Kraken is on my "shelf of ten". I have high expectations for this one too but maybe based on Mordicai's review it would help me enjoy it if I lower those.

[info]richgreen01

February 4 2012, 06:22:15 UTC 3 months ago

Thanks - will definitely read Iron Council and move The City and the City further down the to be read pile!

[info]mordicai

February 4 2012, 14:37:58 UTC 3 months ago

I feel like Iron Council is a zillion times better than Perdido Street Station! So maybe we have different opinions? I thought this one had a Perdido-y character, in the form of sort of stupid criminal bureaucracies & all that.

What is this "shelf of ten" you are talking about, both of you? I mean, from context you make it sound like what I would call "the short pile," your "pull from here next pile" but I don't think I've heard the term before. Derivation?

Anonymous

February 19 2012, 16:45:49 UTC 3 months ago

The City & The City was my favorite novel of that year. I talk (constantly and at length) about how it's basically a giant travesty that The Wind-Up Girl is even mentioned in the same sentence, much less that they wound up sharing the Hugo.

Kraken is maybe China Mieville's least ambitious novel, but there's something refreshing and intentional about it's non-ambition. I think my favorite aspect of the whole thing is the minor supporting-character-of-a-dead-secondary-character who winds up being maybe the actual protagonist of the story solely by virtue of refusing to not be in the story?

[info]mordicai

February 19 2012, 16:49:42 UTC 3 months ago

Oh I thought it was Kraken that was your favorite novel of the year; I mentioned it even. Assuming this is James; you could log in with Twitter or Facebook or something, FYI.

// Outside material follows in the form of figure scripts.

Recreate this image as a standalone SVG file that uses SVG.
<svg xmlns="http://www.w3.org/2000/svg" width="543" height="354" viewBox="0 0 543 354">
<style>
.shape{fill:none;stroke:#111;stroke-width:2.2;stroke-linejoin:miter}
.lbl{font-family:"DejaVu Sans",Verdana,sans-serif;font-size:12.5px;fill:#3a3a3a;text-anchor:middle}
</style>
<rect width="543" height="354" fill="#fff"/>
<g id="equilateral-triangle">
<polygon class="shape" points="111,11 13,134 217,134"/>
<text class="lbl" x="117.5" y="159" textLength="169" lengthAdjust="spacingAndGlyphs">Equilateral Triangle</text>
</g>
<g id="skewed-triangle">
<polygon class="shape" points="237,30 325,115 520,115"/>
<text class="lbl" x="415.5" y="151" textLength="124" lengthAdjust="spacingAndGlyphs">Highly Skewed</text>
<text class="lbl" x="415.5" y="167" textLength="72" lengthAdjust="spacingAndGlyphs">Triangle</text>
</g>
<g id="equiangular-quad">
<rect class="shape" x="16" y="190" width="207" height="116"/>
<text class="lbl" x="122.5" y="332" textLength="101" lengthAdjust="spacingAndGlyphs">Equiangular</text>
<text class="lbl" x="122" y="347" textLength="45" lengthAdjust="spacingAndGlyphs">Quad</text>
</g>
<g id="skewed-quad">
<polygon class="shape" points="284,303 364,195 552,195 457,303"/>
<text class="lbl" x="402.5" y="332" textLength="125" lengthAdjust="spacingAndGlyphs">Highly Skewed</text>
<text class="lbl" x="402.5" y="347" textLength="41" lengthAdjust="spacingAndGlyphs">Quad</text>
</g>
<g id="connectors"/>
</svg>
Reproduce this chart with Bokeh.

My end analysis is: if you are China Miéville, & you write a book called "Kraken," I expect a ton of tentacles & cthulhus & octopodes & stuff. Also, this is the same book as Neverwhere & like a zillion zillion Vertigo comics, but I think I like Neverwhere best.

[info]heatherica

February 19 2012, 22:38:13 UTC 3 months ago

I loved Neverwhere, so I think I should put this on my list to read! I also love that bottle and label on the Kraken rum you just posted so I think I need to hunt that down as well. Krakens for the win!

[info]mordicai

February 20 2012, 02:39:39 UTC 3 months ago

TIME TO GET ALL SQUIDDY! Yeah, this will be up your alley!

[info]heatherica

February 20 2012, 03:18:06 UTC 3 months ago

I just checked and it's not at my library!! My library sucks! I might just make them get it.

[info]mordicai

February 20 2012, 03:27:42 UTC 3 months ago

Seriously, like I said, a good librarian should be HAPPY to get patron requests!